Pine martens are part of the mustelid family and are identified by their chestnut-brown fur with pale cream or yellow ‘bib’ on the chin and throat and a long bushy tail. Their preferred habitat is woodland where they forage for food. The news that pine martens are back here in Shropshire proves that there is potential for these beautiful creatures to once again flourish in our county after an absence of over 100 years.

Since an initial sighting in 2015, at least 13 individuals have been filmed on camera traps in the same area of the South Shropshire Hills. This includes young martens (kits) which shows our small population is breeding and it is imperative that we conserve the woodlands to provide a network of habitats for them. The potential to breed is much improved by offering safe den boxes across the area and this is where CJ Wildlife became involved.

CJ’s was delighted to present Shropshire Wildlife Trust with a contribution to the Pine Marten Project of 3 new den boxes from its Vivara Pro professional and conservation range.

Customer Donations fund starter sets for Feed The Birds Project 2019

Shropshire Wildlife Trust

As a result of the generous donations from our customers, we were delighted to present Shropshire Wildlife Trust with a contribution of £1000. The donation is being used on their fabulous community project ‘Feed The Birds’ helping local vulnerable people connect with nature through bird feeding.

Feed The Birds involves training volunteers to visit people who are experiencing social isolation, to install and refill bird feeders and chat about garden wildlife. It aims to reach 100 beneficiaries, matching them with 100 volunteers in 12 months. Each beneficiary receives a Feed The Birds Starter Pack consisting of a Bird Feeding Station, a Metal 4 port feeder, 12.75kg Hi-Energy No Mess Seed Mix plus a Garden Bird Identification poster – all from the CJ Wildlife range. The generous contribution from CJ Wildlife customers will ensure at least a quarter of the Starter Sets are already funded and ready for use.

New look to the Nest Box Walkway at The Cut

Shropshire Wildlife Trust

The new display is located at The Cut Visitor Centre in Shrewsbury between the beautiful walled wildlife garden, revitalised by a group of dedicated volunteers, leading up to the internal shop are the cloisters of this historic building. The side wall which used to house a haphazard array of wildlife habitats has undergone a facelift complete with illustrations to now display a whole range of CJ Wildlife bird, insect and mammal habitats. The aim of the project was to create better awareness of the diversity of wildlife in our gardens and how to care for them with habitats specific to their needs. Now that the habitats have been grouped into their individual display sections, visiting customers can see the types of wildlife they can attract. The new display received positive response from staff, volunteers and visitors and has also captured the enthusiasm of children. As new designs are produced the display can develop with them.

Not only a visually appealing addition to The Cut, but an important engagement tool for the staff at Shropshire Wildlife Trust who can help customers in choosing the correct habitat as well as caring for wildlife in general. Visitor Services Manager, Lizzie Stuart said: “We are very grateful to CJ Wildlife for their support creating this wonderful new display of wildlife homes, which we hope will engage and inspire visitors to install nest boxes in their own gardens”.
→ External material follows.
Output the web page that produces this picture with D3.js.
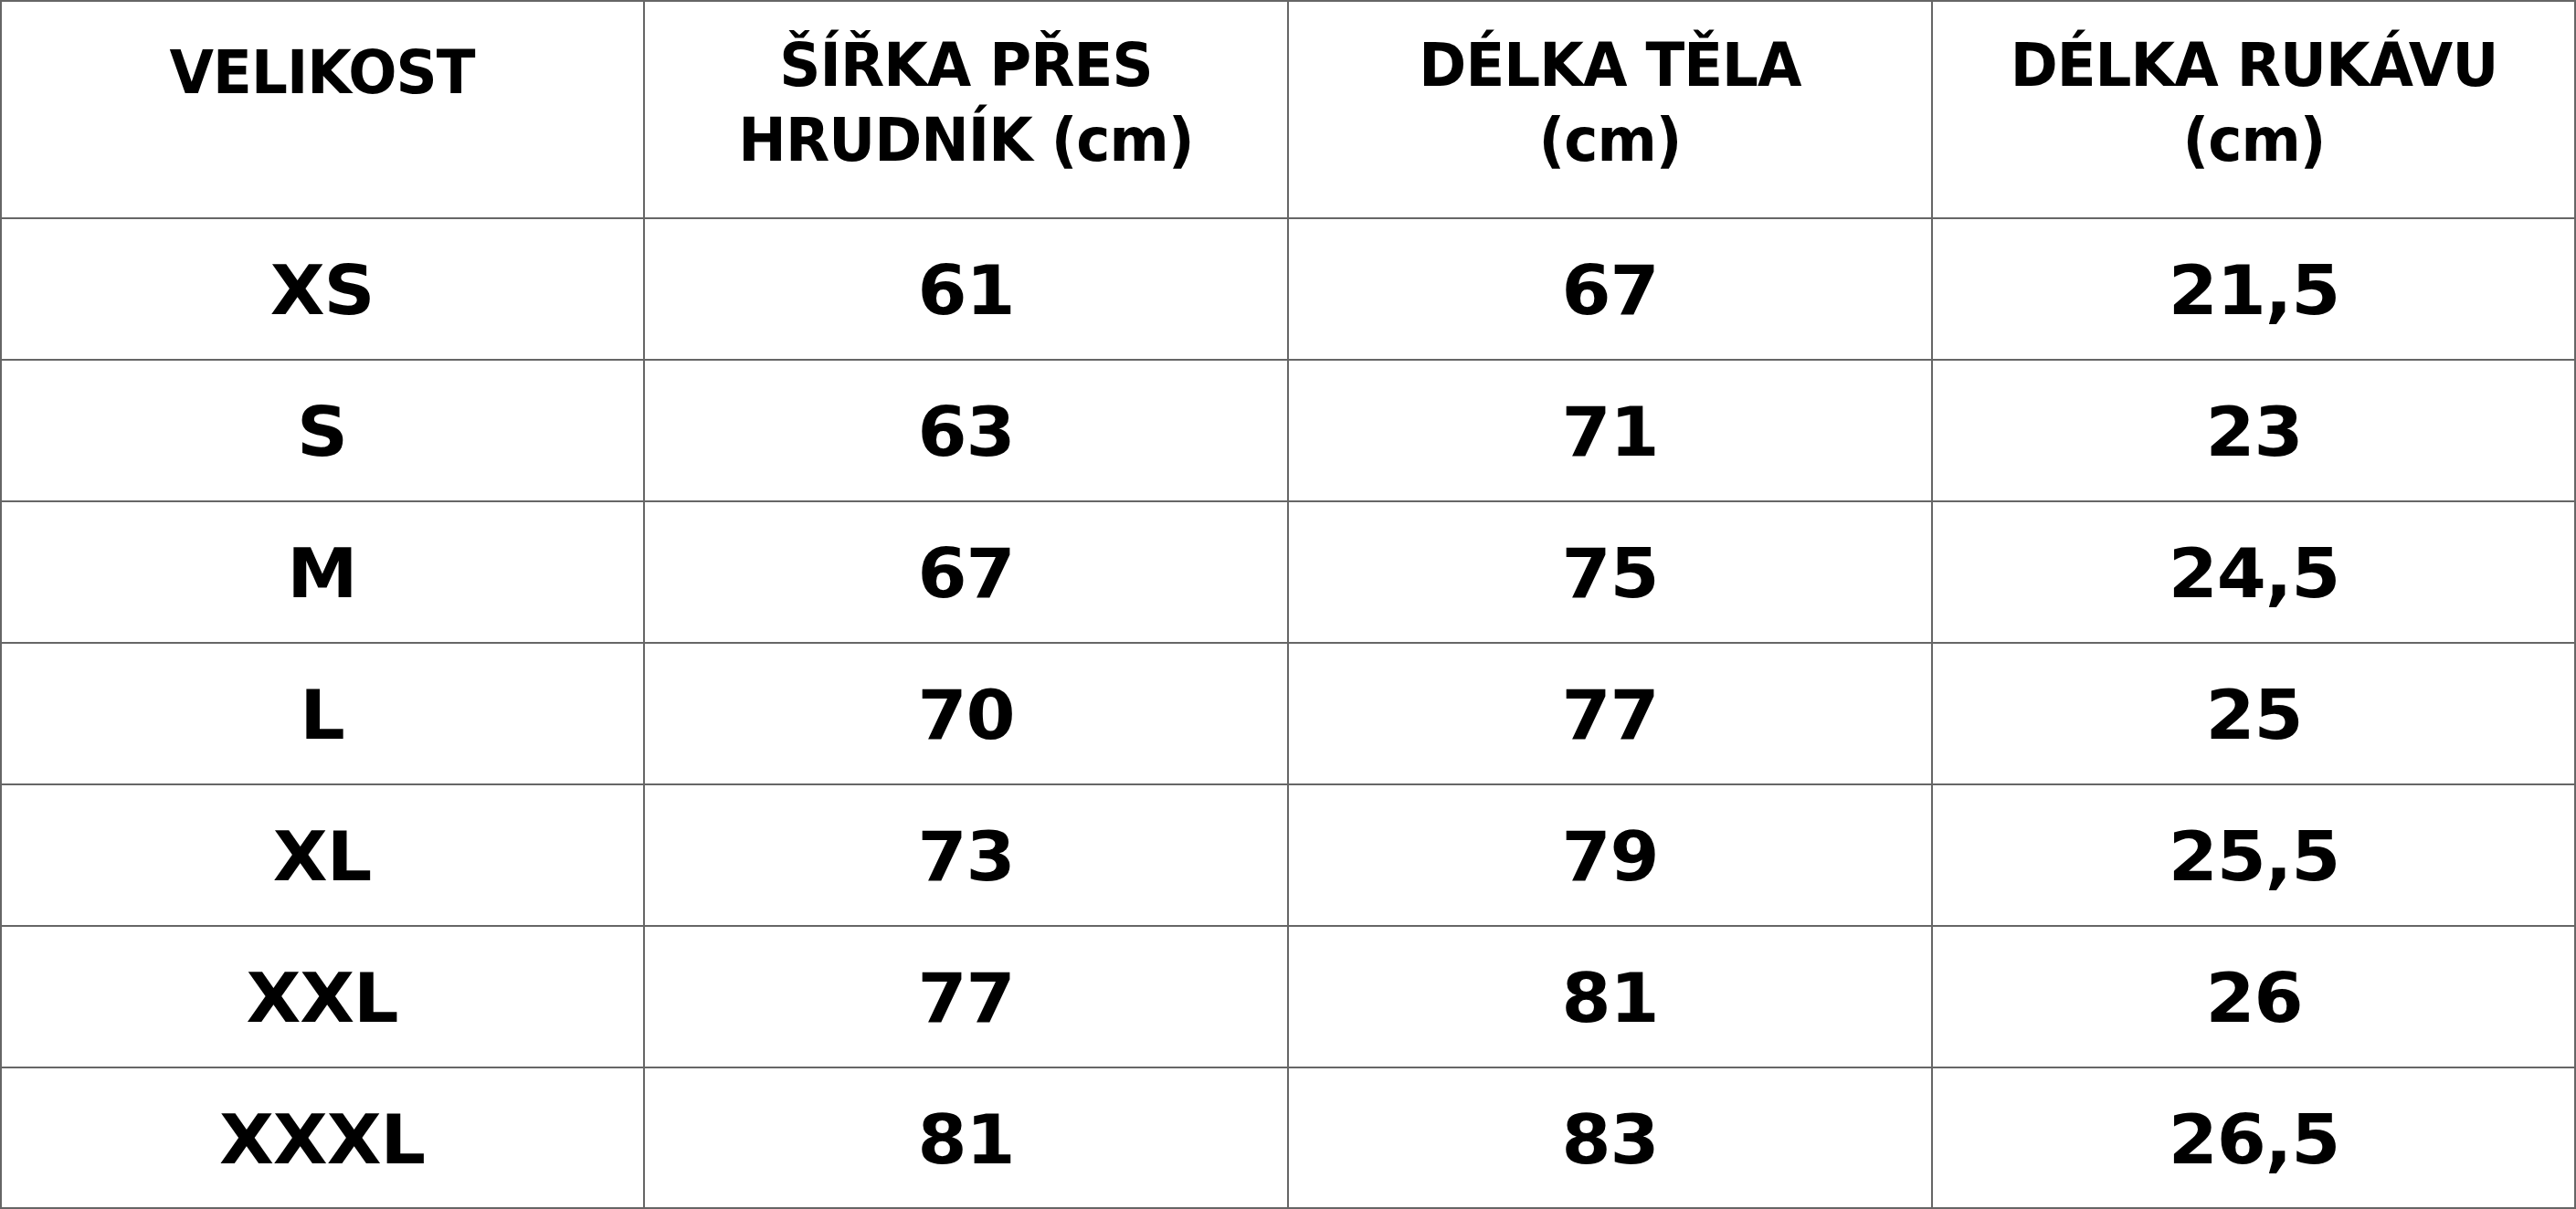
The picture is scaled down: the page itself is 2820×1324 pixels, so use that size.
<!DOCTYPE html>
<html><head><meta charset="utf-8">
<script src="https://cdn.jsdelivr.net/npm/d3@7"></script>
<style>body{margin:0;background:#fff}svg{display:block}</style>
</head><body>
<svg id="chart" width="2820" height="1324"></svg>
<script>
const headers = [["VELIKOST"], ["ŠÍŘKA PŘES", "HRUDNÍK (cm)"], ["DÉLKA TĚLA", "(cm)"], ["DÉLKA RUKÁVU", "(cm)"]];
const sizes = ["XS", "S", "M", "L", "XL", "XXL", "XXXL"];
const chest = ["61", "63", "67", "70", "73", "77", "81"];
const bodyLen = ["67", "71", "75", "77", "79", "81", "83"];
const sleeve = ["21,5", "23", "24,5", "25", "25,5", "26", "26,5"];

(function () {
  const svg = d3.select("#chart");
  const width = +svg.attr("width");
  const height = +svg.attr("height");
  const headH = 239;
  const font = "'DejaVu Sans', sans-serif";

  const x = d3.scaleBand().domain(d3.range(headers.length)).range([0, width]);
  const y = d3.scaleBand().domain(sizes).range([headH, height]);

  const rows = sizes.map((s, i) => [s, chest[i], bodyLen[i], sleeve[i]]);

  // grid
  const lines = svg.append("g").attr("stroke", "#666").attr("stroke-width", 2);
  [headH].concat(sizes.map((s) => y(s) + y.bandwidth())).forEach((yy) =>
    lines.append("line").attr("x1", 0).attr("x2", width).attr("y1", yy).attr("y2", yy));
  d3.range(1, headers.length).forEach((c) =>
    lines.append("line").attr("x1", x(c)).attr("x2", x(c)).attr("y1", 0).attr("y2", height));
  lines.append("rect").attr("x", 1).attr("y", 1).attr("width", width - 2).attr("height", height - 2).attr("fill", "none");

  const addText = (cx, cy, str, size, stretch) =>
    svg.append("text")
      .attr("transform", `translate(${cx},${cy}) scale(${stretch},1)`)
      .attr("text-anchor", "middle")
      .style("font-family", font)
      .style("font-weight", 900)
      .style("font-size", `${size}px`)
      .style("letter-spacing", "-1px")
      .text(str);

  headers.forEach((h, c) => {
    const cx = x(c) + x.bandwidth() / 2;
    if (h.length === 1) addText(cx, 102, h[0], 66, 0.95);
    else h.forEach((t, k) => addText(cx, 94 + k * 82, t, 66, 0.95));
  });

  rows.forEach((r) => {
    r.forEach((v, c) => {
      addText(x(c) + x.bandwidth() / 2, y(r[0]) + y.bandwidth() / 2 + 27, v, 74, 1.05);
    });
  });
})();
</script>
</body></html>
Ercall Wood Nest Box Project

Ercall Wood Nest Box Project

In March 2013 we donated 30 nest boxes to Shropshire Wildlife Trust with the aim of increasing the range of Pied Flycatcher in Ercall Wood on the Edge of the Wrekin, near Telford in Shropshire.

Pied Flycatchers are amber listed under the UK conservation categories because of steep declines in population in recent years and closely associated with oak woodland such as that found at this particular location. We hope that providing safe, suitable nesting sites could help to stem the decline.

During the breeding season the nest boxes will be inspected by a licensed Shropshire bird ringer to help the Trust monitor the birds' breeding success and keep a keen eye on results.